Working from the top of the listing below, retype each line through the line containing "(0,0) rectangle (1098,462);", both included, with no pictures.

## BEGIN RECORDED DATA

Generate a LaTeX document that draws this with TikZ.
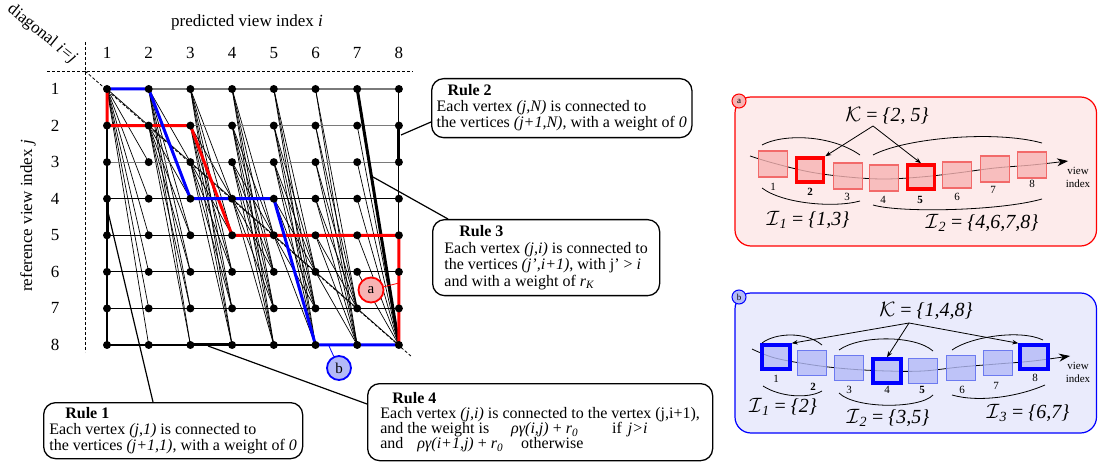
\documentclass[tikz,border=0pt]{standalone}
\usepackage{fontspec}
\setmainfont{Liberation Serif}
\usetikzlibrary{arrows.meta}
\definecolor{pbg}{HTML}{FDEBEB}
\definecolor{psq}{HTML}{F7B3B3}
\definecolor{pbd}{HTML}{F26A6A}
\definecolor{bbg}{HTML}{EAEBFC}
\definecolor{bsq}{HTML}{B3BAF7}
\definecolor{bbd}{HTML}{6C7AF0}
\definecolor{gridgray}{HTML}{7A7A7A}
\newcommand\myfs[1]{\fontsize{#1}{#1}\selectfont}
\begin{document}
\begin{tikzpicture}[x=1pt,y=-1pt,
  dot/.style={circle,fill=black,inner sep=0pt,minimum size=8pt},
  fanedge/.style={line width=0.7pt},
  gridline/.style={line width=1.1pt},
  keyseg/.style={line width=3pt},
  pathline/.style={line width=3pt,line join=round},
  callout/.style={line width=1.2pt},
  dashline/.style={line width=0.8pt,dash pattern=on 3pt off 2pt},
  rulebox/.style={draw,line width=1.3pt,rounded corners=12pt,fill=white,align=left,anchor=north west,inner xsep=5pt,inner ysep=2pt,font=\myfs{16}},
  lbl/.style={font=\myfs{17}},
  sqa/.style={draw=pbd,fill=psq,fill opacity=0.8,line width=1.2pt,minimum width=29pt,minimum height=26pt,inner sep=0pt},
  keya/.style={sqa,draw=red,draw opacity=1,line width=3.5pt,minimum width=27pt,minimum height=24pt},
  sqb/.style={draw=bbd,fill=bsq,fill opacity=0.8,line width=1.2pt,minimum width=29pt,minimum height=25pt,inner sep=0pt},
  keyb/.style={sqb,draw=blue,draw opacity=1,line width=3.5pt,minimum width=28pt,minimum height=24pt},
  sqlbl/.style={font=\myfs{11}},
  bigmath/.style={font=\myfs{20}},
  karrow/.style={-{Stealth[length=6pt,width=4.5pt]},line width=0.8pt},
  wave/.style={-{Stealth[length=11pt,width=8pt]},line width=0.8pt},
  arcline/.style={line width=0.8pt},
  viewlbl/.style={font=\fontsize{11}{13}\selectfont,align=center}
]
\useasboundingbox (0,0) rectangle (1098,462);

% vertex coordinates
\foreach \j in {1,...,8}{\foreach \i in {1,...,8}{
  \coordinate (v-\j-\i) at ({65.3+41.7*\i},{52.43+36.57*\j});}}

% rule 3 fan edges
\foreach \i in {1,...,7}{
  \pgfmathtruncatemacro\ni{\i+1}
  \foreach \j in {1,...,\i}{
    \foreach \k in {\ni,...,8}{
      \draw[fanedge] (v-\j-\i) -- (v-\k-\ni);
    }}}

% grid lines
\foreach \j in {1,2,3}{\draw[gridline,gridgray] (v-\j-1) -- (v-\j-8);}
\foreach \j in {4,...,8}{\draw[gridline] (v-\j-1) -- (v-\j-8);}
\draw[gridline] (v-1-1) -- (v-8-1);
\draw[gridline] (v-1-8) -- (v-8-8);

% dashed axes and diagonal
\draw[dashline] (47,71) -- (413,71);
\draw[dashline] (85,42) -- (85,352);
\draw[dashline] (85,71) -- (412,357);

% highlighted rule edges
\draw[keyseg] (v-4-1) -- (v-5-1);
\draw[keyseg] (v-2-8) -- (v-3-8);
\draw[keyseg] (v-1-7) -- (v-8-8);
\draw[keyseg] (v-8-3) -- (v-8-4);

% paths
\draw[pathline,red] (v-1-1) -- (v-2-1) -- (v-2-2) -- (v-2-3) -- (v-5-4) -- (v-5-5) -- (v-5-6) -- (v-5-7) -- (v-5-8) -- (v-8-8);
\draw[pathline,blue] (v-1-1) -- (v-1-2) -- (v-4-3) -- (v-4-4) -- (v-4-5) -- (v-8-6) -- (v-8-7) -- (v-8-8);

% dots
\foreach \j in {1,...,8}{\foreach \i in {1,...,8}{
  \node[dot] (d-\j-\i) at (v-\j-\i) {};}}

% axis labels
\foreach \i in {1,...,8}{\node[lbl] (col\i) at ({65.3+41.7*\i},53) {\i};}
\foreach \j in {1,...,8}{\node[lbl] (row\j) at (55,{52.43+36.57*\j}) {\j};}
\node[lbl] (xtitle) at (247,22) {predicted view index \textit{i}};
\node[lbl,rotate=90] (ytitle) at (28,216) {reference view index \textit{j}};
\node[lbl,rotate=-39] (diag) at (42,34) {diagonal \textit{i=j}};

% rule boxes
\node[rulebox,minimum width=259pt,minimum height=56pt] (rule1) at (43,402)
  {\hspace*{16pt}\textbf{Rule 1}\\Each vertex \textit{(j,1)} is connected to\\the vertices \textit{(j+1,1)}, with a weight of \textit{0}};
\node[rulebox,minimum width=259pt,minimum height=59pt] (rule2) at (431,78)
  {\hspace*{11pt}\textbf{Rule 2}\\Each vertex \textit{(j,N)} is connected to\\the vertices \textit{(j+1,N)}, with a weight of \textit{0}};
\node[rulebox,minimum width=227pt,minimum height=76pt,font=\fontsize{16}{16.5}\selectfont] (rule3) at (432,219)
  {\hspace*{15pt}\textbf{Rule 3}\\Each vertex \textit{(j,i)} is connected to\\the vertices \textit{(j',i+1)}, with j' {\textgreater} \textit{i}\\and with a weight of \textit{r}\textsubscript{\textit{K}}};
\node[rulebox,minimum width=345pt,minimum height=77pt,font=\fontsize{16}{15}\selectfont] (rule4) at (367,383)
  {\hspace*{12pt}\textbf{Rule 4}\\Each vertex \textit{(j,i)} is connected to the vertex (j,i+1),\\and the weight is\hspace{22pt}\textit{ργ(i,j)} + \textit{r}\textsubscript{\textit{0}}\hspace{34pt}if\hspace{6pt}\textit{j{\textgreater}i}\\and\hspace{14pt}\textit{ργ(i+1,j)} + \textit{r}\textsubscript{\textit{0}}\hspace{18pt}otherwise};

% callout lines
\coordinate (c1a) at (108,212); \coordinate (c1b) at (153,402);
\coordinate (c2a) at (401,135); \coordinate (c2b) at (431,122);
\coordinate (c3a) at (373,177); \coordinate (c3b) at (448,219);
\coordinate (c4a) at (208,346); \coordinate (c4b) at (367,404);
\draw[callout] (c1a) -- (c1b);
\draw[callout] (c2a) -- (c2b);
\draw[callout] (c3a) -- (c3b);
\draw[callout] (c4a) -- (c4b);

% path markers a and b
\node[circle,draw=red,fill=psq,line width=1.8pt,minimum size=25pt,inner sep=0pt,font=\myfs{15}] (ca) at (371,290) {a};
\coordinate (ta) at (399,283);
\draw[red,line width=0.8pt] (ca) -- (ta);
\node[circle,draw=blue,fill=bsq,line width=1.8pt,minimum size=24pt,inner sep=0pt,font=\myfs{15}] (cb) at (339,368) {b};
\coordinate (tb) at (329,346);
\draw[blue,line width=0.8pt] (cb) -- (tb);

% ================= panel a =================
\draw[draw=red,fill=pbg,line width=1.2pt,rounded corners=16pt] (735,97) rectangle (1096.5,246);
\node[circle,draw=red,fill=psq,line width=1pt,minimum size=14pt,inner sep=0pt,font=\myfs{9}] (pa) at (739,101) {a};
\draw[wave] plot[smooth,tension=0.6] coordinates {(750,156) (773,163) (810,172) (848,177) (884,179) (921,177) (957,173) (995,168) (1032,165) (1068,161)};
\node[sqa] (sa1) at (773,164) {};
\node[keya] (sa2) at (810,170) {};
\node[sqa] (sa3) at (848,176) {};
\node[sqa] (sa4) at (884,178) {};
\node[keya] (sa5) at (921,177) {};
\node[sqa] (sa6) at (957,175) {};
\node[sqa] (sa7) at (995,169) {};
\node[sqa] (sa8) at (1032,165) {};
\node[sqlbl] (la1) at (773,187) {1};
\node[sqlbl] (la2) at (810,192) {\textbf{2}};
\node[sqlbl] (la3) at (847,197) {3};
\node[sqlbl] (la4) at (883,200) {4};
\node[sqlbl] (la5) at (920,200) {\textbf{5}};
\node[sqlbl] (la6) at (957,197) {6};
\node[sqlbl] (la7) at (993,190) {7};
\node[sqlbl] (la8) at (1032,184) {8};
\node[viewlbl] (via) at (1078,177) {view\\index};
\draw[arcline] (762,145) .. controls (782,134) and (830,134) .. (860,155);
\draw[arcline] (873,155) .. controls (905,138) and (995,130) .. (1042,143);
\draw[arcline] (762,188) .. controls (783,204) and (835,208) .. (860,201);
\draw[arcline] (873,205) .. controls (900,213) and (1000,211) .. (1042,199);
\node[bigmath] (Ka) at (887,116) {$\mathcal{K}$ = \textit{\{2, 5\}}};
\coordinate (Kas) at (873,126);
\draw[karrow] (Kas) -- (sa2.north east);
\draw[karrow] (Kas) -- (sa5.north);
\node[bigmath] (Ia1) at (808,220) {$\mathcal{I}$\textsubscript{\textit{1}} = \textit{\{1,3\}}};
\node[bigmath] (Ia2) at (982,223) {$\mathcal{I}$\textsubscript{\textit{2}} = \textit{\{4,6,7,8\}}};

% ================= panel b =================
\draw[draw=blue,fill=bbg,line width=1.2pt,rounded corners=16pt] (735,293) rectangle (1096.5,433);
\node[circle,draw=blue,fill=bsq,line width=1pt,minimum size=14pt,inner sep=0pt,font=\myfs{9}] (pb) at (739,297) {b};
\draw[wave] plot[smooth,tension=0.6] coordinates {(752,349) (775,358) (813,365) (849,369) (887,371) (923,371) (960,367) (997,364) (1033,361) (1070,356)};
\node[keyb] (sb1) at (776,357) {};
\node[sqb] (sb2) at (812,363) {};
\node[sqb] (sb3) at (849,368) {};
\node[keyb] (sb4) at (887,371) {};
\node[sqb] (sb5) at (923,371) {};
\node[sqb] (sb6) at (961,368) {};
\node[sqb] (sb7) at (998,363) {};
\node[keyb] (sb8) at (1034,357) {};
\node[sqlbl] (lb1) at (776,379) {1};
\node[sqlbl] (lb2) at (813,387) {\textbf{2}};
\node[sqlbl] (lb3) at (849,390) {3};
\node[sqlbl] (lb4) at (887,390) {4};
\node[sqlbl] (lb5) at (922,390) {\textbf{5}};
\node[sqlbl] (lb6) at (962,390) {6};
\node[sqlbl] (lb7) at (996,386) {7};
\node[sqlbl] (lb8) at (1035,378) {8};
\node[viewlbl] (vib) at (1078,372) {view\\index};
\draw[arcline] (762,343) .. controls (775,333) and (805,331) .. (822,345);
\draw[arcline] (839,350) .. controls (860,335) and (915,335) .. (933,351);
\draw[arcline] (952,350) .. controls (970,337) and (1020,329) .. (1043,340);
\draw[arcline] (763,386) .. controls (780,397) and (808,399) .. (822,391);
\draw[arcline] (839,393) .. controls (855,409) and (920,409) .. (933,395);
\draw[arcline] (952,395) .. controls (980,403) and (1020,396) .. (1045,385);
\node[bigmath] (Kb) at (926,311) {$\mathcal{K}$ = \textit{\{1,4,8\}}};
\coordinate (Kbs) at (909,323);
\draw[karrow] (Kbs) -- (sb1.north east);
\draw[karrow] (Kbs) -- (sb4.north);
\draw[karrow] (Kbs) -- (sb8.north west);
\node[bigmath] (Ib1) at (783,407) {$\mathcal{I}$\textsubscript{\textit{1}} = \textit{\{2\}}};
\node[bigmath] (Ib2) at (888,418) {$\mathcal{I}$\textsubscript{\textit{2}} = \textit{\{3,5\}}};
\node[bigmath] (Ib3) at (1028,413) {$\mathcal{I}$\textsubscript{\textit{3}} = \textit{\{6,7\}}};
\end{tikzpicture}
\end{document}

## END RECORDED DATA

WORKED ANSWER.
Generate a LaTeX document that draws this with TikZ.
\documentclass[tikz,border=0pt]{standalone}
\usepackage{fontspec}
\setmainfont{Liberation Serif}
\usetikzlibrary{arrows.meta}
\definecolor{pbg}{HTML}{FDEBEB}
\definecolor{psq}{HTML}{F7B3B3}
\definecolor{pbd}{HTML}{F26A6A}
\definecolor{bbg}{HTML}{EAEBFC}
\definecolor{bsq}{HTML}{B3BAF7}
\definecolor{bbd}{HTML}{6C7AF0}
\definecolor{gridgray}{HTML}{7A7A7A}
\newcommand\myfs[1]{\fontsize{#1}{#1}\selectfont}
\begin{document}
\begin{tikzpicture}[x=1pt,y=-1pt,
  dot/.style={circle,fill=black,inner sep=0pt,minimum size=8pt},
  fanedge/.style={line width=0.7pt},
  gridline/.style={line width=1.1pt},
  keyseg/.style={line width=3pt},
  pathline/.style={line width=3pt,line join=round},
  callout/.style={line width=1.2pt},
  dashline/.style={line width=0.8pt,dash pattern=on 3pt off 2pt},
  rulebox/.style={draw,line width=1.3pt,rounded corners=12pt,fill=white,align=left,anchor=north west,inner xsep=5pt,inner ysep=2pt,font=\myfs{16}},
  lbl/.style={font=\myfs{17}},
  sqa/.style={draw=pbd,fill=psq,fill opacity=0.8,line width=1.2pt,minimum width=29pt,minimum height=26pt,inner sep=0pt},
  keya/.style={sqa,draw=red,draw opacity=1,line width=3.5pt,minimum width=27pt,minimum height=24pt},
  sqb/.style={draw=bbd,fill=bsq,fill opacity=0.8,line width=1.2pt,minimum width=29pt,minimum height=25pt,inner sep=0pt},
  keyb/.style={sqb,draw=blue,draw opacity=1,line width=3.5pt,minimum width=28pt,minimum height=24pt},
  sqlbl/.style={font=\myfs{11}},
  bigmath/.style={font=\myfs{20}},
  karrow/.style={-{Stealth[length=6pt,width=4.5pt]},line width=0.8pt},
  wave/.style={-{Stealth[length=11pt,width=8pt]},line width=0.8pt},
  arcline/.style={line width=0.8pt},
  viewlbl/.style={font=\fontsize{11}{13}\selectfont,align=center}
]
\useasboundingbox (0,0) rectangle (1098,462);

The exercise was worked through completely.